Wardlaw went on to say:

“We cannot…conclude that the 100- and 200-person attendance caps on indoor worship under Tiers 2 and 3 of the Blueprint survive strict scrutiny.”

The case is South Bay United Pentecostal Church v. Newsom, No. 20-56358.

Yesterday, a three-judge panel, comprised of O’Scannlain and Circuit Judges Morgan Christen and Johnnie B. Rawlinson, partially granted an emergency motion for an injunction pending appeal sought by Harvest Rock Church, a Pasadena church with satellite “campuses,” and a related alliance of churches. The order enjoins the state from enforcing the indoor restrictions in Tier 2 and Tier 3 counties.

The plaintiff/appellant’s Jan. 19 brief sets forth:

“Harvest Churches comprise Harvest Rock Church, Inc., a Christian church with multiple campuses in California, including in in Pasadena, Irvine, and Corona, and Harvest International Ministries, Inc., a Christian ministry organization based in Pasadena, with numerous member churches throughout 18 comities in California.”

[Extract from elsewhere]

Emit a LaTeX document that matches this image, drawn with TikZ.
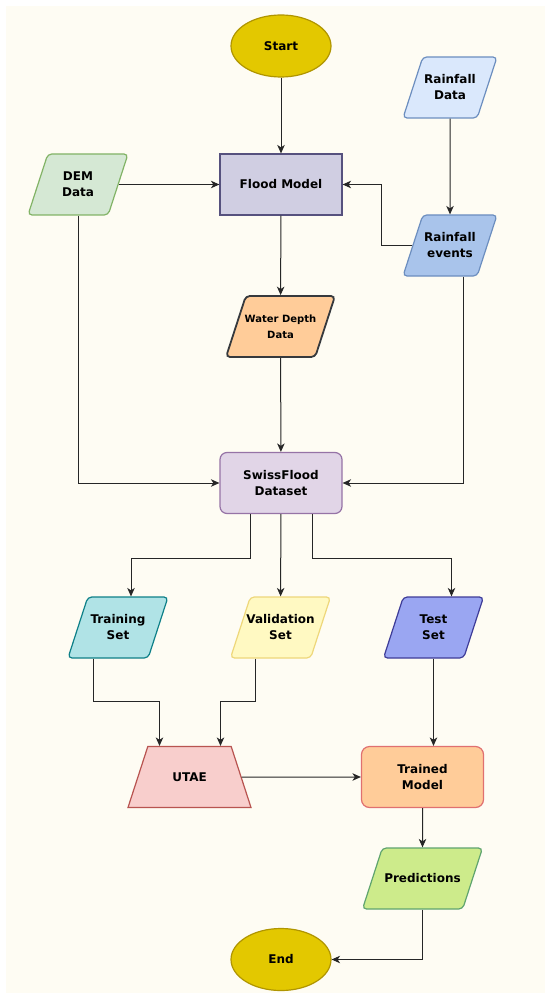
\documentclass[tikz,border=0pt]{standalone}
\usepackage{fontspec}
\setmainfont{DejaVu Sans}
\usetikzlibrary{shapes.geometric,arrows.meta}

\definecolor{cream}{HTML}{FEFCF3}
\definecolor{goldfill}{HTML}{E3C800}
\definecolor{golddraw}{HTML}{B09500}
\definecolor{floodfill}{HTML}{D0CEE2}
\definecolor{flooddraw}{HTML}{56517E}
\definecolor{demfill}{HTML}{D5E8D4}
\definecolor{demdraw}{HTML}{82B366}
\definecolor{rainfill}{HTML}{DAE8FC}
\definecolor{raindraw}{HTML}{6C8EBF}
\definecolor{eventfill}{HTML}{A9C4EB}
\definecolor{depthfill}{HTML}{FFCC99}
\definecolor{depthdraw}{HTML}{36393D}
\definecolor{swissfill}{HTML}{E1D5E7}
\definecolor{swissdraw}{HTML}{9673A6}
\definecolor{trainfill}{HTML}{B0E3E6}
\definecolor{traindraw}{HTML}{0E8088}
\definecolor{validfill}{HTML}{FFF9C2}
\definecolor{validdraw}{HTML}{EED77A}
\definecolor{testfill}{HTML}{9AA6F2}
\definecolor{testdraw}{HTML}{3E3C98}
\definecolor{utaefill}{HTML}{F8CECC}
\definecolor{utaedraw}{HTML}{B85450}
\definecolor{modeldraw}{HTML}{E07070}
\definecolor{predfill}{HTML}{CDEB8B}
\definecolor{preddraw}{HTML}{5FA46E}

\tikzset{
  box/.style={draw, line width=1.2pt, align=center, inner sep=1pt,
    font=\fontsize{12}{16}\selectfont\bfseries},
  % fixed text box so the trapezium keeps its angles at 61pt high
  twoline/.style={text height=25.15pt, text depth=0.35pt, inner ysep=17.75pt},
  oneline/.style={text height=17.15pt, text depth=8.35pt, inner ysep=17.75pt},
  io/.style={box, twoline, trapezium, trapezium left angle=72, trapezium right angle=108,
    trapezium stretches body=true, rounded corners=4pt},
  term/.style={box, ellipse, minimum width=100pt, minimum height=62pt,
    fill=goldfill, draw=golddraw},
  arr/.style={-{Stealth[length=8.5pt,width=7.5pt,inset=2.5pt]}, line width=1pt, black!85}
}

\begin{document}
\begin{tikzpicture}[x=1pt,y=-1pt]
\fill[white] (0,0) rectangle (550,1000);
\fill[cream] (6,6) rectangle (545,993);

% nodes
\node[term] (start) at (281,46) {Start};
\node[box, fill=floodfill, draw=flooddraw, minimum width=122pt, minimum height=61pt] (flood) at (281,184.5) {Flood Model};
\node[io, fill=demfill, draw=demdraw, minimum width=100pt] (dem) at (78,184.5) {DEM\\Data};
\node[io, fill=rainfill, draw=raindraw, minimum width=94pt] (rain) at (450,87.5) {Rainfall\\Data};
\node[io, fill=eventfill, draw=raindraw, minimum width=94pt] (events) at (450,245.5) {Rainfall\\events};
\node[io, fill=depthfill, draw=depthdraw, line width=1.8pt, minimum width=109pt, inner xsep=-2pt,
  font=\fontsize{10}{16}\selectfont\bfseries] (depth) at (280.5,326.5) {Water Depth\\Data};
\node[box, rounded corners=7pt, fill=swissfill, draw=swissdraw, minimum width=122pt, minimum height=61pt] (swiss) at (281,483) {SwissFlood\\Dataset};
\node[io, fill=trainfill, draw=traindraw, minimum width=100pt] (train) at (118,627.5) {Training\\Set};
\node[io, fill=validfill, draw=validdraw, minimum width=100pt, inner xsep=-8pt] (valid) at (280.5,627.5) {Validation\\Set};
\node[io, fill=testfill, draw=testdraw, minimum width=100pt] (test) at (433.5,627.5) {Test\\Set};
\node[box, oneline, trapezium, trapezium left angle=72, trapezium right angle=72, trapezium stretches body=true,
  fill=utaefill, draw=utaedraw, minimum width=123pt] (utae) at (189.5,777) {UTAE};
\node[box, rounded corners=8pt, fill=depthfill, draw=modeldraw, minimum width=122pt, minimum height=61pt] (trained) at (422.5,777) {Trained\\Model};
\node[io, oneline, fill=predfill, draw=preddraw, minimum width=120pt, inner xsep=-1pt] (pred) at (422.5,878.5) {Predictions};
\node[term] (end) at (281,959.5) {End};

% connectors
\draw[arr] (start) -- (flood);
\draw[arr] (dem.east) -- (dem.east -| flood.west);
\draw[arr] (rain) -- (events);
\draw[arr] (events.west) -- ++(-31,0) |- (flood.east);
\draw[arr] (flood) -- (depth);
\draw[arr] (depth) -- (swiss);
\draw[arr] (dem.south) |- (swiss.west);
\draw[arr] ([xshift=13pt]events.south) |- (swiss.east);
\draw[arr] ([xshift=-31pt]swiss.south) -- ++(0,44) -| ([xshift=13pt]train.north);
\draw[arr] (swiss) -- (valid);
\draw[arr] ([xshift=31pt]swiss.south) -- ++(0,44) -| ([xshift=18pt]test.north);
\draw[arr] ([xshift=-25pt]train.south) -- ++(0,43) -| ([xshift=-30pt]utae.north);
\draw[arr] ([xshift=-25pt]valid.south) -- ++(0,43) -| ([xshift=31pt]utae.north);
\draw[arr] (test.south) -- (test.south |- trained.north);
\draw[arr] (utae.east) -- (trained.west);
\draw[arr] (trained) -- (pred);
\draw[arr] (pred.south) |- (end.east);
\end{tikzpicture}
\end{document}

It is not mentioned in the brief nor in yesterday’s order whether any church that is a member of Harvest International Ministries is located in a Tier 2 or Tier 3 county.

The order specifies that the injunction “does not prevent the State from enforcing…the total prohibitions against indoor worship under Tier 1 of the Blueprint” or “the State’s restrictions on singing and chanting at indoor worship services.” Christen noted in a concurring opinion that “because the South Bay panel has priority, the relief ordered here mirrors the relief granted in South Bay.”

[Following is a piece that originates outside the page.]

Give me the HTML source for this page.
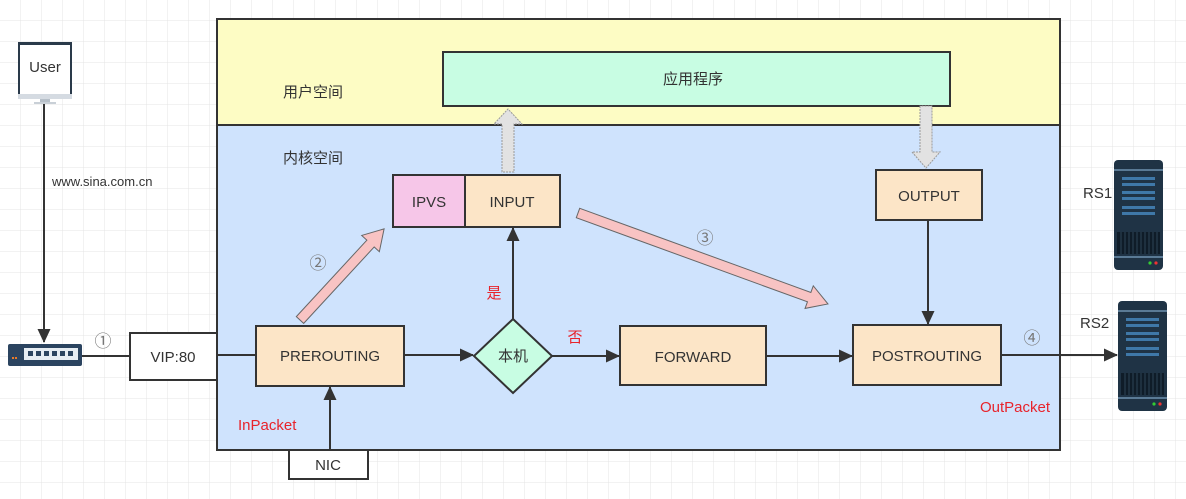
<!DOCTYPE html>
<html><head><meta charset="utf-8"><style>
html,body{margin:0;padding:0;background:#fff}
svg{display:block}
text{font-family:"Liberation Sans","Noto Sans CJK SC",sans-serif;fill:#333}
</style></head><body>
<svg width="1186" height="499" viewBox="0 0 1186 499" xmlns="http://www.w3.org/2000/svg">
<defs>
<pattern id="g" width="21" height="21" patternUnits="userSpaceOnUse" x="0" y="0">
<path d="M21 0V21M0 21H21" stroke="#e4e4e4" stroke-width="1" fill="none"/>
</pattern>
<marker id="ah" markerWidth="14" markerHeight="14" refX="13" refY="6.5" orient="auto" markerUnits="userSpaceOnUse" viewBox="0 0 14 13">
<path d="M0,0 L14,6.5 L0,13 z" fill="#333"/>
</marker>
<g id="srv">
<rect x="0" y="0" width="49" height="110" rx="4" fill="#1f3345"/>
<rect x="0" y="9" width="49" height="2" fill="#5a7a95"/>
<rect x="8" y="17" width="33" height="3" fill="#3f78a8"/>
<rect x="8" y="23" width="33" height="3" fill="#3f78a8"/>
<rect x="8" y="31" width="33" height="3" fill="#3f78a8"/>
<rect x="8" y="37" width="33" height="3" fill="#3f78a8"/>
<rect x="8" y="46" width="33" height="3" fill="#3f78a8"/>
<rect x="8" y="52" width="33" height="3" fill="#3f78a8"/>
<rect x="3" y="72" width="43" height="22" fill="#0f1c28"/>
<path d="M7 72V94M11 72V94M15 72V94M19 72V94M23 72V94M27 72V94M31 72V94M35 72V94M39 72V94M43 72V94" stroke="#2d4356" stroke-width="1"/>
<rect x="0" y="96" width="49" height="2" fill="#5a7a95"/>
<circle cx="36" cy="103" r="1.6" fill="#3c3"/>
<circle cx="42" cy="103" r="1.6" fill="#e33"/>
</g>
</defs>
<rect width="1186" height="499" fill="url(#g)"/>

<rect x="217" y="19" width="843" height="106" fill="#fdfcc4" stroke="#333" stroke-width="2"/>
<rect x="217" y="125" width="843" height="325" fill="#cfe3fd" stroke="#333" stroke-width="2"/>
<text x="283" y="97" font-size="15">用户空间</text>
<text x="283" y="163" font-size="15">内核空间</text>

<rect x="443" y="52" width="507" height="54" fill="#c8fde3" stroke="#333" stroke-width="2"/>
<text x="663" y="84" font-size="15">应用程序</text>

<path d="M502 172 V124 H494 L508 109 L522 124 H514 V172 Z" fill="#e2e2e2" stroke="#999" stroke-dasharray="2,1" stroke-width="1"/>
<path d="M920 106 V152 H912 L926 168 L940 152 H932 V106 Z" fill="#e2e2e2" stroke="#999" stroke-dasharray="2,1" stroke-width="1"/>

<rect x="393" y="175" width="72" height="52" fill="#f6c6e8" stroke="#333" stroke-width="2"/>
<rect x="465" y="175" width="95" height="52" fill="#fce5c7" stroke="#333" stroke-width="2"/>
<text x="429" y="207" font-size="15" text-anchor="middle">IPVS</text>
<text x="512" y="207" font-size="15" text-anchor="middle">INPUT</text>

<rect x="876" y="170" width="106" height="50" fill="#fce5c7" stroke="#333" stroke-width="2"/>
<text x="929" y="201" font-size="15" text-anchor="middle">OUTPUT</text>

<g transform="translate(300,320) rotate(-47.3)">
<polygon points="0,-5 104,-5 104,-12 124,0 104,12 104,5 0,5" fill="#f8c3c3" stroke="#666" stroke-width="1"/>
</g>
<g transform="translate(578,213) rotate(20)">
<polygon points="0,-5 246,-5 246,-12 266,0 246,12 246,5 0,5" fill="#f8c3c3" stroke="#666" stroke-width="1"/>
</g>
<text x="318" y="269" font-size="17" text-anchor="middle" style="fill:#777">②</text>
<text x="705" y="244" font-size="17" text-anchor="middle" style="fill:#777">③</text>

<line x1="44" y1="103" x2="44" y2="342" stroke="#333" stroke-width="2" marker-end="url(#ah)"/>
<text x="52" y="186" font-size="13">www.sina.com.cn</text>
<rect x="19" y="43" width="52" height="52" fill="#fff" stroke="#2a3a4a" stroke-width="2"/>
<rect x="18" y="42" width="54" height="3" fill="#2a3a4a"/>
<rect x="18" y="94" width="54" height="5" fill="#d5dbe2"/>
<rect x="40" y="99" width="10" height="4" fill="#b7c0c9"/>
<rect x="34" y="102" width="22" height="2" fill="#c9d0d7"/>
<text x="45" y="72" font-size="15" text-anchor="middle">User</text>

<rect x="8" y="344" width="74" height="22" rx="2" fill="#2b4460"/>
<rect x="24" y="348" width="54" height="12" fill="#e6edf3"/>
<g fill="#2b4460"><rect x="28" y="351" width="5" height="5"/><rect x="36" y="351" width="5" height="5"/><rect x="44" y="351" width="5" height="5"/><rect x="52" y="351" width="5" height="5"/><rect x="60" y="351" width="5" height="5"/><rect x="68" y="351" width="5" height="5"/></g>
<rect x="12" y="357" width="2" height="2" fill="#e87a2a"/><rect x="15" y="357" width="2" height="2" fill="#e87a2a"/>
<line x1="82" y1="356" x2="130" y2="356" stroke="#333" stroke-width="2"/>
<text x="103" y="347" font-size="17" text-anchor="middle" style="fill:#777">①</text>
<rect x="130" y="333" width="87" height="47" fill="#fff" stroke="#333" stroke-width="2"/>
<text x="173" y="362" font-size="15" text-anchor="middle">VIP:80</text>
<line x1="217" y1="355" x2="256" y2="355" stroke="#333" stroke-width="2"/>

<rect x="256" y="326" width="148" height="60" fill="#fce5c7" stroke="#333" stroke-width="2"/>
<text x="330" y="361" font-size="15" text-anchor="middle">PREROUTING</text>
<line x1="404" y1="355" x2="473" y2="355" stroke="#333" stroke-width="2" marker-end="url(#ah)"/>
<polygon points="513,319 552,356 513,393 474,356" fill="#c8fde3" stroke="#333" stroke-width="2"/>
<text x="513" y="361" font-size="15" text-anchor="middle">本机</text>
<line x1="513" y1="319" x2="513" y2="228" stroke="#333" stroke-width="2" marker-end="url(#ah)"/>
<text x="494" y="298" font-size="15" text-anchor="middle" style="fill:#e8232b">是</text>
<text x="575" y="342" font-size="15" text-anchor="middle" style="fill:#e8232b">否</text>
<line x1="552" y1="356" x2="619" y2="356" stroke="#333" stroke-width="2" marker-end="url(#ah)"/>
<rect x="620" y="326" width="146" height="59" fill="#fce5c7" stroke="#333" stroke-width="2"/>
<text x="693" y="362" font-size="15" text-anchor="middle">FORWARD</text>
<line x1="766" y1="356" x2="852" y2="356" stroke="#333" stroke-width="2" marker-end="url(#ah)"/>
<line x1="928" y1="220" x2="928" y2="324" stroke="#333" stroke-width="2" marker-end="url(#ah)"/>
<rect x="853" y="325" width="148" height="60" fill="#fce5c7" stroke="#333" stroke-width="2"/>
<text x="927" y="361" font-size="15" text-anchor="middle">POSTROUTING</text>
<line x1="1001" y1="355" x2="1117" y2="355" stroke="#333" stroke-width="2" marker-end="url(#ah)"/>
<text x="1032" y="344" font-size="17" text-anchor="middle" style="fill:#777">④</text>
<text x="1050" y="412" font-size="15" text-anchor="end" style="fill:#e8232b">OutPacket</text>

<line x1="330" y1="450" x2="330" y2="387" stroke="#333" stroke-width="2" marker-end="url(#ah)"/>
<text x="238" y="430" font-size="15" style="fill:#e8232b">InPacket</text>
<rect x="289" y="450" width="79" height="29" fill="#fff" stroke="#333" stroke-width="2"/>
<text x="328" y="470" font-size="15" text-anchor="middle">NIC</text>

<use href="#srv" x="1114" y="160"/>
<use href="#srv" x="1118" y="301"/>
<text x="1083" y="198" font-size="15">RS1</text>
<text x="1080" y="328" font-size="15">RS2</text>
</svg>
</body></html>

O’Scannlain, “specially concurring,” agreed that South Bay must be followed, but said of the total prohibition on indoor services in Tier 1 counties:

“…California is the only state in the country that imposes such a ban, according to the brief filed in this case by an organization participating as amicus curiae….Yet, in exactly the same locales where indoor worship is prohibited, California still allows a vast array of secular facilities to open indoors, including (to name only a few): retail stores, shopping malls, factories, food-processing plants, warehouses, transportation facilities, childcare centers, colleges, libraries, professional sports facilities, and movie studios.”

He continued:“We should have little trouble concluding that these severe measures violate the Free Exercise Clause of the First Amendment.”

He went on to say:

“Because the State’s restrictions violate the Free Exercise Clause of the First Amendment, there ‘can be no question’ that their continued enforcement would cause irreparable harm to the religious believers and places of worship currently prohibited from worshipping indoors….

“An injunction to protect these constitutionally guaranteed rights undoubtedly serves the public interest.”

The case is Harvest Rock Church, Inc. v. Newsom, No. 20-56357.